Beecher was selected by UCSC faculty members for the prestigious honor given in recognition of outstanding research achievements at the university. One of the world's leading intellectual historians, Beecher will speak on the topic: "Two Concepts of Utopia."

"Utopian speculation has been a vehicle--not only for imagining better worlds, but also for criticizing the world we live in." Beecher noted. "There's something in the utopian enterprise that we desperately need."

Beecher said that utopias have had a bad name since the collapse of the Soviet Union. He added that many critics of utopias misunderstood what the great writers in the utopian tradition have been saying.

"It's been said by many critics that 'someone who believes in utopia today is widely considered out to lunch, or out to kill,'" Beecher explained. "I think that modern utopian thinking has been gravely compromised by the ideologically motivated wars of the 20th century, by the totalitarian regimes that claimed to be inspired by utopian ideas."

Beecher described his upcoming lecture as a trip into the past, beginning with Thomas More, who invented the genre of utopia in 1516, and ending with Ernst Bloch, the late 20th-century author of The Principle of Hope. Along the way, Beecher will cover the Russian anti-utopian writers Fyodor Dostoevsky and Yevgeny Zamyatin, as well as Jonathan Swift's Gulliver's Travels, the work of 18th-century French thinker Denis Diderot, the late 19th-century Victorian utopian William Morris, and the 19th-century early French utopian socialist Charles Fourier.

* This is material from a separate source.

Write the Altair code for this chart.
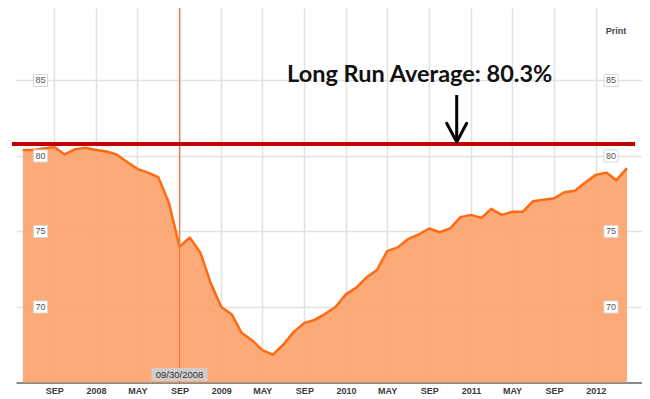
import altair as alt
import pandas as pd

# ---- data ----
months_2007 = ["2007-06", "2007-07", "2007-08", "2007-09", "2007-10", "2007-11", "2007-12"]
months_2008 = ["2008-%02d" % m for m in range(1, 13)]
months_2009 = ["2009-%02d" % m for m in range(1, 13)]
months_2010 = ["2010-%02d" % m for m in range(1, 13)]
months_2011 = ["2011-%02d" % m for m in range(1, 13)]
months_2012 = ["2012-01", "2012-02", "2012-03", "2012-04"]

vals_2007 = [80.4, 80.4, 80.5, 80.6, 80.1, 80.45, 80.55]
vals_2008 = [80.4, 80.3, 80.1, 79.6, 79.15, 78.9, 78.6, 76.9, 74.0, 74.6, 73.6, 71.6]
vals_2009 = [70.0, 69.5, 68.3, 67.8, 67.15, 66.85, 67.5, 68.35, 68.95, 69.15, 69.55, 70.0]
vals_2010 = [70.85, 71.3, 71.95, 72.45, 73.7, 73.95, 74.5, 74.8, 75.2, 74.95, 75.2, 75.95]
vals_2011 = [76.1, 75.9, 76.5, 76.1, 76.3, 76.3, 77.0, 77.1, 77.2, 77.6, 77.7, 78.25]
vals_2012 = [78.75, 78.9, 78.4, 79.2]

months = months_2007 + months_2008 + months_2009 + months_2010 + months_2011 + months_2012
values = vals_2007 + vals_2008 + vals_2009 + vals_2010 + vals_2011 + vals_2012

x_ticks = [(2007, 9), (2008, 1), (2008, 5), (2008, 9), (2009, 1), (2009, 5), (2009, 9),
           (2010, 1), (2010, 5), (2010, 9), (2011, 1), (2011, 5), (2011, 9), (2012, 1)]
y_ticks = [70, 75, 80, 85]

avg_line_value = [80.8]          # where the red annotation line is drawn
avg_text = "Long Run Average: 80.3%"
event_date = ["2008-09-01"]
event_label = "09/30/2008"

df = pd.DataFrame({"date": [m + "-01" for m in months], "value": values})

W, H = 626, 374.5
x_scale = alt.Scale(type="utc", domain=["2007-05-12", "2012-05-15"])
y_scale = alt.Scale(domain=[65, 89.8], nice=False, zero=False)

x_axis = alt.Axis(
    values=[alt.DateTime(year=y, month=m, date=1, utc=True) for y, m in x_ticks],
    labelExpr="utcFormat(datum.value, '%m') == '01' ? utcFormat(datum.value, '%Y') : upper(utcFormat(datum.value, '%b'))",
    title=None, grid=True, gridColor="#e2e2e2", gridWidth=1.5,
    ticks=False, domain=True, domainColor="#8a8a8a", domainWidth=2,
    labelFont="Liberation Sans", labelFontWeight="bold", labelFontSize=9,
    labelColor="#3a3a3a", labelPadding=4, labelAngle=0,
)
y_axis = alt.Axis(values=y_ticks, grid=True, gridColor="#e2e2e2", gridWidth=1.5,
                  labels=False, ticks=False, domain=False, title=None)

base = alt.Chart(df)
area = base.mark_area(color="#FCA169", opacity=0.9).encode(
    x=alt.X("date:T", scale=x_scale, axis=x_axis),
    y=alt.Y("value:Q", scale=y_scale, axis=y_axis),
    y2=alt.datum(65),
)
line = base.mark_line(color="#FF6A13", strokeWidth=2.5, strokeJoin="round").encode(
    x=alt.X("date:T", scale=x_scale), y=alt.Y("value:Q", scale=y_scale)
)

ev = pd.DataFrame({"date": event_date, "label": [event_label]})
ev_rule = alt.Chart(ev).mark_rule(color="#EE7A45", strokeWidth=1.3).encode(
    x=alt.X("date:T", scale=x_scale), y=alt.value(0), y2=alt.value(H)
)
ev_box = alt.Chart(ev).mark_point(
    shape="M-1,-0.232L1,-0.232L1,0.232L-1,0.232Z", size=3136, filled=True,
    color="#cfcfcf", opacity=0.95, strokeWidth=0
).encode(x=alt.X("date:T", scale=x_scale), y=alt.value(H - 8))
ev_text = alt.Chart(ev).mark_text(
    font="Liberation Sans", fontSize=9.5, color="#333333", baseline="middle"
).encode(x=alt.X("date:T", scale=x_scale), y=alt.value(H - 8), text="label:N")

avg_df = pd.DataFrame({"y": avg_line_value})
avg_rule = alt.Chart(avg_df).mark_rule(color="#C00000", strokeWidth=4).encode(
    y=alt.Y("y:Q", scale=y_scale), x=alt.value(-4), x2=alt.value(619)
)

ylab = pd.DataFrame({"v": y_ticks})
ylab_layers = []
for xp in (24.5, 595):
    ylab_layers.append(alt.Chart(ylab).mark_point(
        shape="M-1,-0.86L1,-0.86L1,0.86L-1,0.86Z", size=196, filled=False,
        fill="white", fillOpacity=1, stroke="#d8d8d8", strokeWidth=1
    ).encode(x=alt.value(xp), y=alt.Y("v:Q", scale=y_scale)))
    ylab_layers.append(alt.Chart(ylab).mark_text(
        font="Liberation Sans", fontSize=9, color="#555555", baseline="middle"
    ).encode(x=alt.value(xp), y=alt.Y("v:Q", scale=y_scale), text="v:Q"))

note = pd.DataFrame({"t": [avg_text]})
note_text = alt.Chart(note).mark_text(
    font="Lato", fontWeight="bold", fontSize=23.5, color="#111111",
    align="center", baseline="alphabetic"
).encode(x=alt.value(403.7), y=alt.value(74), text="t:N")

arrow_shaft = alt.Chart(note).mark_rule(color="black", strokeWidth=3).encode(
    x=alt.value(440.7), y=alt.value(87), y2=alt.value(133))
arrow_l = alt.Chart(note).mark_rule(color="black", strokeWidth=3, strokeCap="round").encode(
    x=alt.value(430.7), y=alt.value(115.3), x2=alt.value(440.7), y2=alt.value(134))
arrow_r = alt.Chart(note).mark_rule(color="black", strokeWidth=3, strokeCap="round").encode(
    x=alt.value(450.7), y=alt.value(115.3), x2=alt.value(440.7), y2=alt.value(134))

pr = pd.DataFrame({"t": ["Print"]})
print_text = alt.Chart(pr).mark_text(
    font="Liberation Sans", fontWeight="bold", fontSize=9, color="#444444"
).encode(x=alt.value(600), y=alt.value(23), text="t:N")

chart = alt.layer(
    area, line, ev_rule, avg_rule, ev_box, ev_text, *ylab_layers,
    note_text, arrow_shaft, arrow_l, arrow_r, print_text
).properties(
    width=W, height=H,
    autosize=alt.AutoSizeParams(type="none"),
    padding={"left": 8, "top": 0, "right": 0, "bottom": 16},
).configure_view(stroke=None)

chart.save("out.html", embed_options={"renderer": "svg", "actions": False})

"It's a broad topic that allows me to talk about a lot of writers that interest me," Beecher noted. "I think it should be broadly accessible."

Although he said his first reaction to being selected as the annual speaker by the Academic Senate was one of amazement, Beecher speculated on why he thought he was chosen.

"The history that I write is readable," he observed. " I write on weird and obscure topics, but I try to write for a wide audience."

Beecher published his first book, The Utopian Vision of Charles Fourier, shortly after his arrival at Santa Cruz in 1970. In 1986, he finished Charles Fourier: The Visionary and his World, a monumental study grounded in years of archival research, that has now been translated into both French and Japanese. In 2001, he published a second major biography, Victor Considerant and the Rise and Fall of French Romantic Socialism.

An inspiring lecturer in French, European, and Russian intellectual history, Beecher received the UCSC Alumni Association's Distinguished Teaching Award in 1988. He is currently at work on a study of the history and tradition of anti-utopian writing, as well as a volume about Herman Melville.

Beecher's excitement and enthusiasm for new research is contagious.

"I'm an archive rat," he confessed. "I recently learned of a great archival collection in Russia. It's in the old central party archive of the Communist party--letters, manuscripts, and documents of early French utopian ideas--all created at the beginning of the Soviet Union."

"I read about its existence in the French newspaper Le Monde," Beecher added. "It's the history of European socialism buried in an archive. All of it had been inaccessible to Western scholars until after the fall of the Soviet Union. I want to inventory it for scholars of French history, and I've just written an article telling the story of the formation of the collection."